3: Why not? In our “community,” MP is a reference point I know we can both agree on. And your eviscerating exclamation point still seems unfounded to me. I liked the action scenes.

DM: Yeah … I was wondering if you’d spot the debt to Rawls (but don’t underestimate the Hobbes and Shivji that’s also there). And on your response to point 2 – I agree, but I don’t think that the movie approved of self-determination. I think that it saw the ultimate goal for an alien as being the sort of being to which humans can most relate.

I was actually entirely sickened and often bored by the action scenes. I never want to see a human being vaporized again.

Me: I don’t know Shivji. Is that the same as Shivaji? (who I found on wiki and am no more familiar with except for the wiki entry). I think the film can’t be faulted for not focusing on self-determination. Its core theme was structural domination. That said I don’t think that it was inconsistent with the the ideal of autonomy at all.

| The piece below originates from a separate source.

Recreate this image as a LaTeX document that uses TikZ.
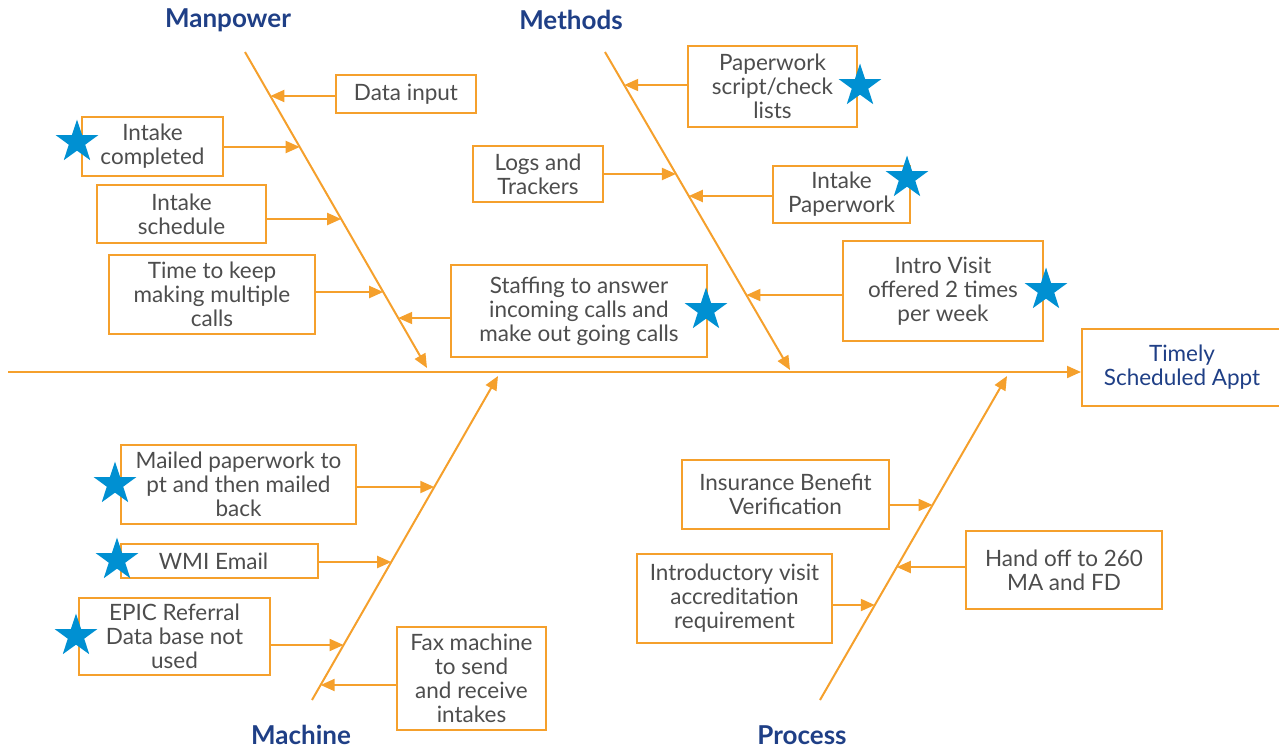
\documentclass[tikz,border=0pt]{standalone}
\usepackage{fontspec}
\setmainfont{Lato}
\usetikzlibrary{arrows.meta,calc,shapes.geometric}
\definecolor{fborange}{HTML}{F5A02C}
\definecolor{fbtext}{HTML}{4D4D4D}
\definecolor{fbblue}{HTML}{1F3F86}
\definecolor{fbstar}{HTML}{0090D2}
\tikzset{
  cause/.style={draw=fborange, line width=2pt, align=center, inner sep=0pt,
    text=fbtext, font=\fontsize{22.5}{24}\selectfont},
  effect/.style={cause, text=fbblue},
  cat/.style={text=fbblue, font=\fontsize{26}{30}\selectfont\bfseries},
  feed/.style={draw=fborange, line width=2pt, -{Triangle[length=14pt,width=12pt]}},
  starmark/.style={star, star points=5, star point ratio=2.6, minimum size=45pt,
    inner sep=0pt, fill=fbstar, draw=none},
}
\begin{document}
\begin{tikzpicture}[x=1pt,y=-1pt]
\useasboundingbox (0,0) rectangle (1279,750);
\clip (0,0) rectangle (1279,750);
% category labels
\node[cat] (lmp) at (228,20) {Manpower};
\node[cat] (lme) at (571,20) {Methods};
\node[cat] (lma) at (301,735) {Machine};
\node[cat] (lpr) at (802,735) {Process};
% bones
\coordinate (mpS) at (245,52);  \coordinate (mpE) at (427,368);
\coordinate (meS) at (605,52);  \coordinate (meE) at (790,370);
\coordinate (maS) at (312,700); \coordinate (maE) at (498,376);
\coordinate (prS) at (820,700); \coordinate (prE) at (1007,376);
\coordinate (spS) at (8,372);
% effect
\node[effect, minimum width=203pt, minimum height=77pt] (timely) at (1183.5,367.5) {\hspace*{-3pt}Timely\\\hspace*{-3pt}Scheduled Appt};
\draw[feed] (spS) -- (spS -| timely.west);
\draw[feed] (mpS) -- (mpE);
\draw[feed] (meS) -- (meE);
\draw[feed] (maS) -- (maE);
\draw[feed] (prS) -- (prE);
% boxes
\node[cause, minimum width=140pt, minimum height=38pt] (datain) at (406,94) {Data input};
\node[cause, minimum width=141pt, minimum height=59pt] (intakec) at (152.5,146.5) {Intake\\completed};
\node[cause, minimum width=169pt, minimum height=58pt] (intakes) at (181.5,214) {Intake\\schedule};
\node[cause, minimum width=206pt, minimum height=79pt] (timekeep) at (212,294.5) {Time to keep\\making multiple\\calls};
\node[cause, minimum width=256pt, minimum height=92pt] (staff) at (579,311) {Staffing to answer\\incoming calls and\\make out going calls};
\node[cause, minimum width=169pt, minimum height=81pt] (paper) at (772.5,86.5) {Paperwork\\script/check\\lists};
\node[cause, minimum width=130pt, minimum height=56pt] (logs) at (538,174) {Logs and\\Trackers};
\node[cause, minimum width=137pt, minimum height=57pt] (intakep) at (841.5,194.5) {Intake\\Paperwork};
\node[cause, minimum width=200pt, minimum height=100pt] (intro) at (943,291) {Intro Visit\\offered 2 times\\per week};
\node[cause, minimum width=235pt, minimum height=79pt] (mailed) at (238.5,484.5) {Mailed paperwork to\\pt and then mailed\\back};
\node[cause, minimum width=197pt, minimum height=34pt] (wmi) at (219.5,561) {\hspace*{-12pt}WMI Email};
\node[cause, minimum width=191pt, minimum height=77pt] (epic) at (174.5,636.5) {EPIC Referral\\Data base not\\used};
\node[cause, minimum width=149pt, minimum height=103pt] (fax) at (471.5,678.5) {Fax machine\\to send\\and receive\\intakes};
\node[cause, minimum width=207pt, minimum height=69pt] (insur) at (785.5,494.5) {Insurance Benefit\\Verification};
\node[cause, minimum width=195pt, minimum height=89pt] (introd) at (734.5,598.5) {Introductory visit\\accreditation\\requirement};
\node[cause, minimum width=196pt, minimum height=78pt] (handoff) at (1064,570) {Hand off to 260\\MA and FD};
% points on bones
\coordinate (pData) at ($(mpS)!0.1392!(mpE)$);
\coordinate (pIntC) at ($(mpS)!0.3006!(mpE)$);
\coordinate (pIntS) at ($(mpS)!0.5285!(mpE)$);
\coordinate (pTime) at ($(mpS)!0.7595!(mpE)$);
\coordinate (pStaff) at ($(mpS)!0.8418!(mpE)$);
\coordinate (pPaper) at ($(meS)!0.1038!(meE)$);
\coordinate (pLogs) at ($(meS)!0.3836!(meE)$);
\coordinate (pIntP) at ($(meS)!0.4528!(meE)$);
\coordinate (pIntro) at ($(meS)!0.7642!(meE)$);
\coordinate (pMail) at ($(maS)!0.6574!(maE)$);
\coordinate (pWmi) at ($(maS)!0.4259!(maE)$);
\coordinate (pEpic) at ($(maS)!0.1698!(maE)$);
\coordinate (pFax) at ($(maS)!0.0463!(maE)$);
\coordinate (pIns) at ($(prS)!0.6019!(prE)$);
\coordinate (pIntd) at ($(prS)!0.2932!(prE)$);
\coordinate (pHand) at ($(prS)!0.4105!(prE)$);
% feeders
\draw[feed] (pData -| datain.west) -- (pData);
\draw[feed] (pIntC -| intakec.east) -- (pIntC);
\draw[feed] (pIntS -| intakes.east) -- (pIntS);
\draw[feed] (pTime -| timekeep.east) -- (pTime);
\draw[feed] (pStaff -| staff.west) -- (pStaff);
\draw[feed] (pPaper -| paper.west) -- (pPaper);
\draw[feed] (pLogs -| logs.east) -- (pLogs);
\draw[feed] (pIntP -| intakep.west) -- (pIntP);
\draw[feed] (pIntro -| intro.west) -- (pIntro);
\draw[feed] (pMail -| mailed.east) -- (pMail);
\draw[feed] (pWmi -| wmi.east) -- (pWmi);
\draw[feed] (pEpic -| epic.east) -- (pEpic);
\draw[feed] (pFax -| fax.west) -- (pFax);
\draw[feed] (pIns -| insur.east) -- (pIns);
\draw[feed] (pIntd -| introd.east) -- (pIntd);
\draw[feed] (pHand -| handoff.west) -- (pHand);
% stars
\node[starmark] (s1) at (77,142) {};
\node[starmark] (s2) at (706,310) {};
\node[starmark] (s3) at (860,86) {};
\node[starmark] (s4) at (907,178) {};
\node[starmark] (s5) at (1046,290) {};
\node[starmark] (s6) at (115,484) {};
\node[starmark] (s7) at (117,560) {};
\node[starmark] (s8) at (76,636) {};
\end{tikzpicture}
\end{document}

I also still think that the perspective you’re advancing over-privileges difference over what is or what could be shared and built among communicating and intelligent peoples. It idealizes a world of cloisters based on essential traits. We don’t live in a world of cloisters and nor do I think that a world of cloisters is in any way ideal.

DM: Alright, I need to get to work on other things. Let’s call it a day with this debate.

Me:

JH: Very interesting, you two. Btw Wikus is totally cute.